Niekiedy wydaje nam się to oczywiste, ale czy rzeczywiście pozwalam Bogu się prowadzić? Dziś może to prowadzenie do mnie bardziej dotarło, gdy wyobrażałem sobie trzech króli, którzy podążali za gwiazdą. Papież Franciszek, fajnie odkreślił, że kiedy weszli do pałacu Heroda, stracili z oczu gwiazdę. Może właśnie to jest dla mnie piękna wskazówka, aby znajdować się w tych miejscach, gdzie ta gwiazda jest widoczna. Eucharystia, rozmowy z innymi osobami, były dziś momentami, kiedy widziałem gwiazdę.

– należeć do Chrystusa to wyrażać inną mentalność niż otaczający mnie świat – czynić miłość

 Podzielę się słowami z kazania jednego z moich ulubionych homiletyków- ks. Pawła. Wyszedł od cytatu ” Jeśli Bóg tak nas umiłował, to i my winniśmy się wzajemnie miłować'( 1J 4,11) zaznaczając, że dziwna jest logika Jana, bo powinien napisać, że jeśli Bóg nas umiłował to my powinniśmy miłować Boga. A Jan zwraca się ku bliźnim, dlatego, że nie można inaczej odkryć tajemnicy Boga jak tylko w miłości bliźniego- Miłość kocha tego, kogo widzi. Pan postawił mnie w takich, a nie innych warunkach życia gdzie wyraźnie dostrzegam to jak dużo miłości jeszcze mi potrzeba. Ale też pozwala mi poznawać jaką miłością On mnie darzy i wierzyć w nią. Małe zwycięstwa w miłości dokonywane przez Niego smakują najlepiej. Im więcej Jego we mnie tym więcej miłości, to jest według mnie jedyna recepta. A co do innej mentalności- to też wydaje się trudne, czasami trzeba być „dziwakiem” w oczach innych, ale wtedy staram się przypominać sobie kto jest moim Panem- On czy on.

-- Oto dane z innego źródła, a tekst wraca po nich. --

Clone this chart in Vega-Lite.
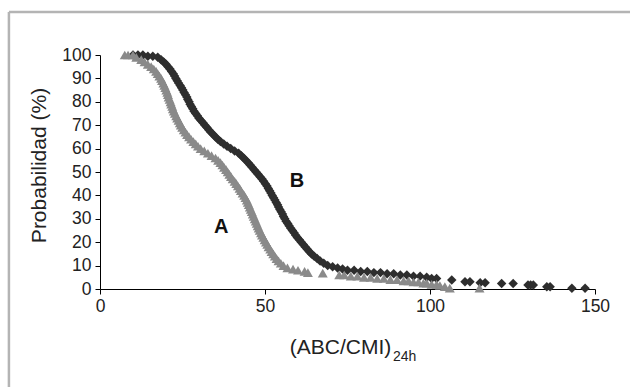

– ofiaruję swoją pracę, spotkania, modlitwę w intencji  nawrócenia kogoś konkretnego (może osobiste)

Myślę że Jezus wyjątkowo chciał abym to ja dziś się nawróciła. Szłam na 12.00 na Mszę GSPON-u i wigilię jakoś przed wyjściem naszła mnie myśl żeby odmówić koronkę ale oczywiście nie zdążyłam… w kościele przed Mszą był odmawiana koronka więc nie ominęło mnie. Gdy wyszłam ze Mszy dostałam smsa od koleżanki z którą nie utrzymuje kontaktu treści : „Bądź blisko Jezusa- zawsze, w każdym życiowym doświadczeniu i położeniu” czuła żeby coś takiego wysłać.